The phrase “practice gratitude” is foreign to me, I admit. Practicing gratitude, to me, means something like saying “please” after I tell someone to fuck off. But I want to follow her lead in a perverse way. In a time when the expectation is that we will practice appreciation I find that I want to be a little cold, to practice distance and detachment. However, I also find myself wanting to explore an empty space, to be warm. That tension is something that perhaps only one person I have known would truly have appreciated.

In place of some finely-wrought and mind-shatteringly genius reflections about politics or history, I want to offer a brief reflection on a mentor of mine who perished this year. I am not particularly grateful for the death. But I am glad I knew him.
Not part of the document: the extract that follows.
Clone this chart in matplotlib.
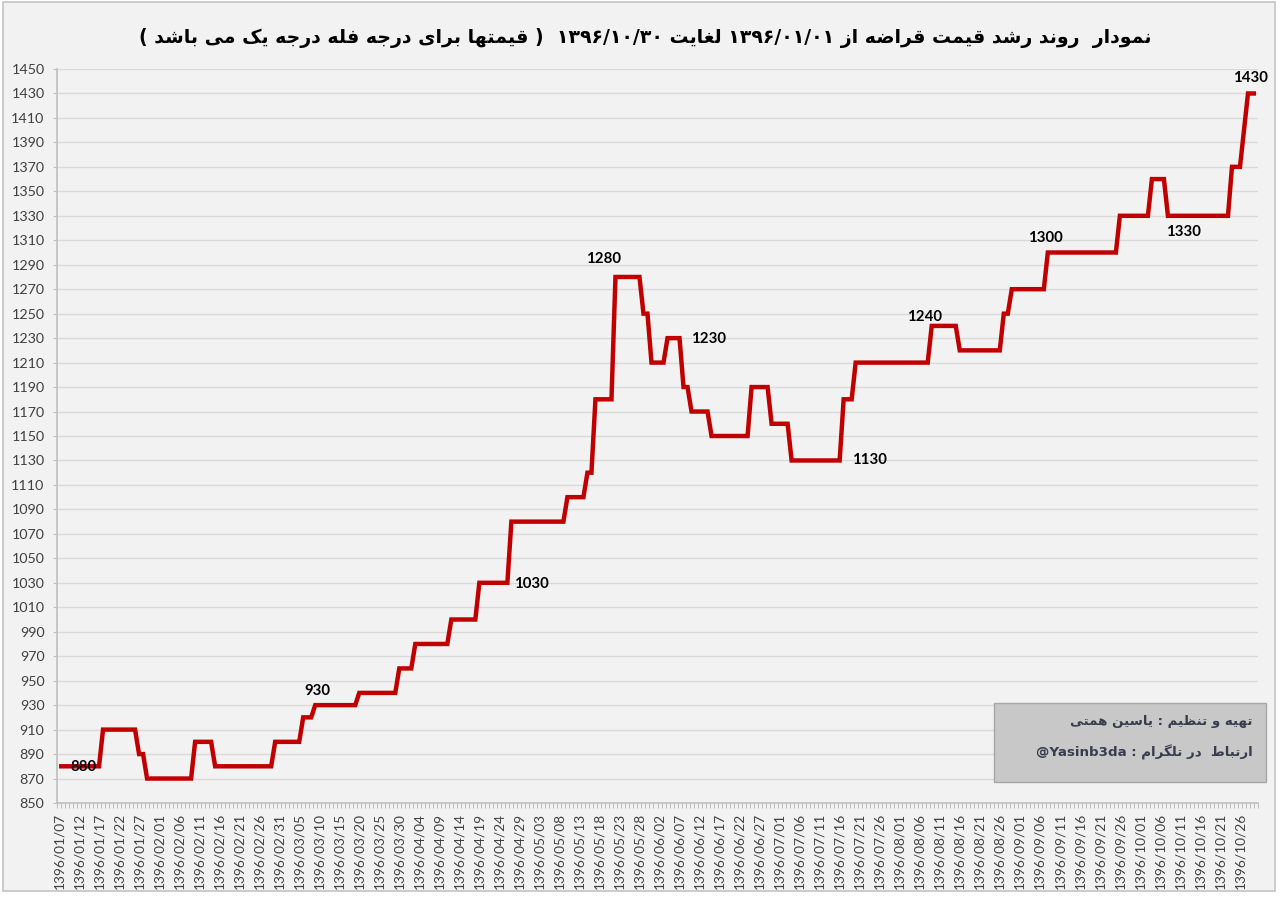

It is a relatively rare thing to find room to reflect on the scope of your relationship with someone who played a mentor role to you. I have been peculiarly lucky, as well as depressingly unlucky, in my mentor relationships over my life so far. I would put Gary Eckles into the first column. 

He was an expert in rhetoric, debate, and communication theory, who taught for decades at a long list of Virginian institutions of higher learning: Thomas Nelson Community College, College of William & Mary, Old Dominion University, Christopher Newport University, and West Virginia Wesleyan College. 

A sentence I pulled from his obituary says, “Gary was a true friend and father figure to many.” That phrase, “father figure”, implies something I want to deny. Speaking only for the relationship we had, it was one of equals. He ensured that. 

I wanted to take this opportunity— whether or not anyone takes it is up to them— to leave a space for people to leave reflections on mentors they have had who are now deceased. Given the furor and frenzy of the year, it seemed like a good idea. If someone springs to mind, please leave a comment below. 

And so here, to close out this morbid edition, is a reflective comment I wrote for a former mentor who recently kicked it:

 

November 11, 2020

To me it was Professor Eckles. I never did get used to calling him Gary, even though he insisted and I eventually relented. He had convinced me to enroll in the College of William and Mary. I had stumbled into one of his classes at TNCC and ended up chatting with him after a class. Two hours later, among many musings about anarchism, Thomas Jefferson, the proper way to prepare osso buco, "secular taoism" (something, I think, completely unique to him at the time), and more than a few rants about the inherent evilness of administrators, and I was charmed. It was his range and the seriousness of his mind that grabbed me. It was his generosity that allowed me to notice those things. By the end of the year, I had enrolled in William and Mary at his suggestion and I was eager to get started working with him. Unfortunately, due to his accident, he left before that semester began. But we stayed in touch and I spoke with him on the phone every six months or so and I even got to see him a few times in Charlottesville when I would pass through. He was perhaps the only person in my life I could earnestly describe as a disciple of truth. Professor Eckles— Gary— you will be missed!